En la Cuba castrista (y poscastrista) casi todo funciona mal. Incluso muy mal. Pero hay algo que sigue funcionando bien, incluso espléndidamente: el sistema de protección civil frente a huracanes, tormentas y tornados. Funciona bien porque no consiste en que los cubanos se queden en sus casas mientras equipos de especialistas se encargan de librarles de todo mal. Esos equipos técnicos existen, por supuesto, pero la columna vertebral del sistema son los propios ciudadanos. Cada miembro de la comunidad se encarga de lo que le ha sido asignado. Una vez que los meteorólogos difunde su predicción y el Gobierno dicta la alerta se pone en marcha el proceso. Los ancianos y los niños se dirigen inmediatamente a los refugios habilitados y se cuidan mutuamente. Un grupo se dedica a limpiar las rejillas de alcantarillas, imbornales, tuberías de desagüe; otro a reforzar puertas y ventanas; otro a recoger enseres y basuras de las calles y plazas del barrio o a inspeccionar y despejar rápidamente las azoteas, otros, en fin, a certificar que en todo edificio se centraliza el agua potable, los alimentos y otros insumos disponibles. En cada barrio de las grandes y medianas ciudades cubanas funcionan pequeños equipos de radio de onda corta y también alguien se ocupa de eso, porque el funcionamiento de la radio sobrevive a cualquier corte de suministro eléctrico, a la caída de cualquier sistema informático. Cuba ha conseguido así minimizar los daños materiales y –sobre todo – el número de muertos y heridos cuando un huracán cae sobre la isla y la utiliza como plataforma de despegue. La autoprotección de la población es la clave.
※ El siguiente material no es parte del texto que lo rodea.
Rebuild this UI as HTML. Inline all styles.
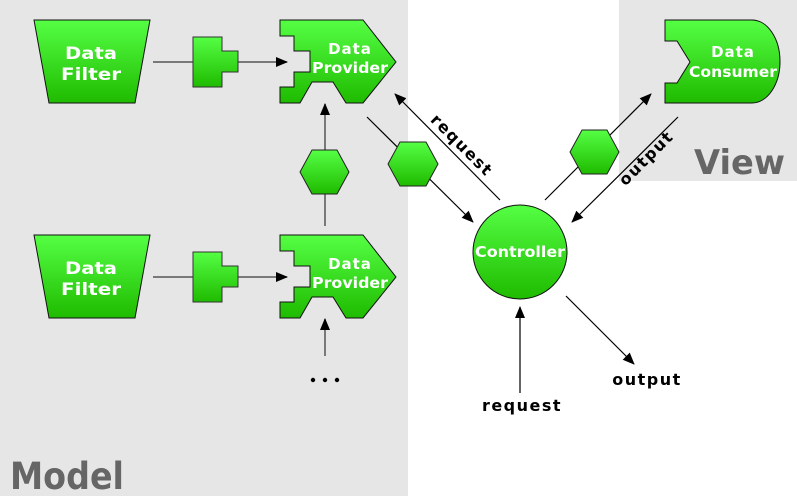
<!DOCTYPE html>
<html><head><meta charset="utf-8"><style>
html,body{margin:0;padding:0;background:#fff;}
svg{display:block;}
text{font-family:"DejaVu Sans","Liberation Sans",sans-serif;font-weight:bold;}
.w{fill:#fff;font-size:15px;}
.b{fill:#000;font-size:16px;letter-spacing:1.5px;}
</style></head><body>
<svg width="797" height="496" viewBox="0 0 797 496" xmlns="http://www.w3.org/2000/svg">
<defs>
<linearGradient id="g" x1="0" y1="0" x2="0" y2="1"><stop offset="0" stop-color="#55ff44"/><stop offset="1" stop-color="#1fbb00"/></linearGradient>
<marker id="a" markerWidth="12" markerHeight="10" refX="11" refY="5" orient="auto" markerUnits="userSpaceOnUse"><path d="M0,0 L12,5 L0,10 Z" fill="#000"/></marker>
<g id="filter"><path d="M34,20 L150,20 L135,103 L49,103 Z" fill="url(#g)" stroke="#111" stroke-width="1"/>
<text class="w" x="91" y="59" text-anchor="middle" style="font-size:17px" textLength="52" lengthAdjust="spacingAndGlyphs">Data</text><text class="w" x="91" y="80" text-anchor="middle" style="font-size:17px" textLength="60" lengthAdjust="spacingAndGlyphs">Filter</text></g>
<g id="conn"><path d="M193,37 L222,37 L222,51 L238,51 L238,72 L222,72 L222,87 L193,87 Z" fill="url(#g)" stroke="#333" stroke-width="1"/></g>
<g id="prov"><path d="M280,20 L363,20 L396,62 L363,103 L346,103 L333,82 L312,82 L300,103 L280,103 L280,87 L294,87 L294,72 L310,72 L310,51 L294,51 L294,36 L280,36 Z" fill="url(#g)" stroke="#111" stroke-width="1"/>
<text class="w" x="350" y="54" text-anchor="middle" style="letter-spacing:1px">Data</text><text class="w" x="350" y="73" text-anchor="middle" textLength="76" lengthAdjust="spacingAndGlyphs">Provider</text></g>
</defs>
<rect x="0" y="0" width="408" height="496" fill="#e6e6e6"/>
<rect x="619" y="0" width="178" height="181" fill="#e6e6e6"/>
<text x="10" y="489" font-size="37" fill="#666" textLength="114" lengthAdjust="spacingAndGlyphs">Model</text>
<text x="694" y="174" font-size="34" fill="#666" textLength="91" lengthAdjust="spacingAndGlyphs">View</text>

<g stroke="#555" stroke-width="1.5" fill="none">
<line x1="153" y1="62" x2="193" y2="62"/><line x1="238" y1="62" x2="287" y2="62" marker-end="url(#a)"/>
<line x1="153" y1="277" x2="193" y2="277"/><line x1="238" y1="277" x2="287" y2="277" marker-end="url(#a)"/>
<line x1="325" y1="226" x2="325" y2="104" marker-end="url(#a)"/>
<line x1="325" y1="356" x2="325" y2="319" marker-end="url(#a)"/>
</g>
<g stroke="#000" stroke-width="1.2" fill="none">
<line x1="367" y1="117" x2="473" y2="222" marker-end="url(#a)"/>
<line x1="500" y1="200" x2="395" y2="94" marker-end="url(#a)"/>
<line x1="545" y1="200" x2="651" y2="94" marker-end="url(#a)"/>
<line x1="678" y1="117" x2="572" y2="222" marker-end="url(#a)"/>
<line x1="566" y1="296" x2="634" y2="364" marker-end="url(#a)"/>
<line x1="520" y1="393" x2="520" y2="307" marker-end="url(#a)"/>
</g>

<use href="#filter"/><use href="#conn"/><use href="#prov"/>
<g transform="translate(0,215)"><use href="#filter"/><use href="#conn"/><use href="#prov"/></g>

<polygon points="312,150 337,150 349,172 337,194 312,194 300,172" fill="url(#g)" stroke="#222"/>
<polygon points="400,142 426,142 438,164 426,186 400,186 388,164" fill="url(#g)" stroke="#222"/>
<polygon points="582,130 607,130 619,152 607,174 582,174 570,152" fill="url(#g)" stroke="#222"/>

<path d="M665,20 L752,20 A28,41.5 0 0 1 752,103 L665,103 L665,83 L677,83 L690,62 L677,41 L665,41 Z" fill="url(#g)" stroke="#111"/>
<text class="w" x="733" y="57" text-anchor="middle" style="letter-spacing:1px">Data</text>
<text class="w" x="733" y="77" text-anchor="middle" textLength="88" lengthAdjust="spacingAndGlyphs">Consumer</text>

<circle cx="520" cy="252" r="47" fill="url(#g)" stroke="#111"/>
<text class="w" x="520" y="257" text-anchor="middle" textLength="90" lengthAdjust="spacingAndGlyphs">Controller</text>

<text class="b" transform="translate(458,149) rotate(45)" text-anchor="middle">request</text>
<text class="b" transform="translate(650,162) rotate(-45)" text-anchor="middle">output</text>
<text class="b" x="647" y="385" text-anchor="middle">output</text>
<text class="b" x="522" y="411" text-anchor="middle">request</text>
<circle cx="313" cy="380" r="2.2" fill="#000"/><circle cx="325" cy="380" r="2.2" fill="#000"/><circle cx="337" cy="380" r="2.2" fill="#000"/>
</svg>
</body></html>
Aquí ocurre potencialmente lo contrario. Durante las últimas horas han aumentado las probabilidades de que se origine una tormenta tropical en las costas senegalesas y que el fenómeno atmosférico puede afectar indirectamente a Canarias. En tal caso se producirían fuentes lluvias fuertes y persistentes en las islas y soplarían vientos muy intensos en cumbres y en algunas medianías. La Aemet ya adelantó este escenario, cada vez más probable, en un comunicado emitido ayer. Algunos ayuntamientos –como el de La Laguna – han obrado en consecuencia. Pero en lo que respecta a lo demás todo el mundo se limita a esperar que la Dirección General de Emergencia y Seguridad active las alertas y avisos de rigor según marca el protocolo. No he visto a nadie interesarse por los imbornales o los desagües. Ningún vecino o grupo de vecinos visitando las azoteas para prepararlas para una lluvia intensa durante tres o cuatro días. Me gustaría saber si en algún bloque de viviendas de Santa Cruz, Las Palmas, Telde o Los Llanos de Aridane se ha convocado una junta de propietarios para –al menos –hablar de los pronósticos y sobre lo que cada uno podría aportar en caso de una emergencia grave. Tampoco ocurre nada parecido en los centros escolares o en los clubes deportivos y recreativos. Todos esperamos instrucciones meciéndonos entre el miedo y el escepticismo. Todos asumimos cómodamente nuestro papel pasivo, nuestra renuncia a las responsabilidades colectivas, nuestra fantasía de una puerta cerrada que nos salva del mundo.
No creo que sea una actitud ideológicamente neutral. Por el contrario es un estilo de vida y una cultura urbana o seudourbana que alimenta y se alimenta de un descrédito cargado de desdén hacia el concepto de comunidad y de responsabilidad compartida e inaplazable. Renunciar a la ciudadanía – y a la política: lo que hacemos entre todos a favor del bien común – para resignarse a ser un cliente. Pero los clientes, como el patio de mi casa, se moja como los demás. Al cliente, aquí y ahora, le venden un paraguas como la solución para el diluvio universal.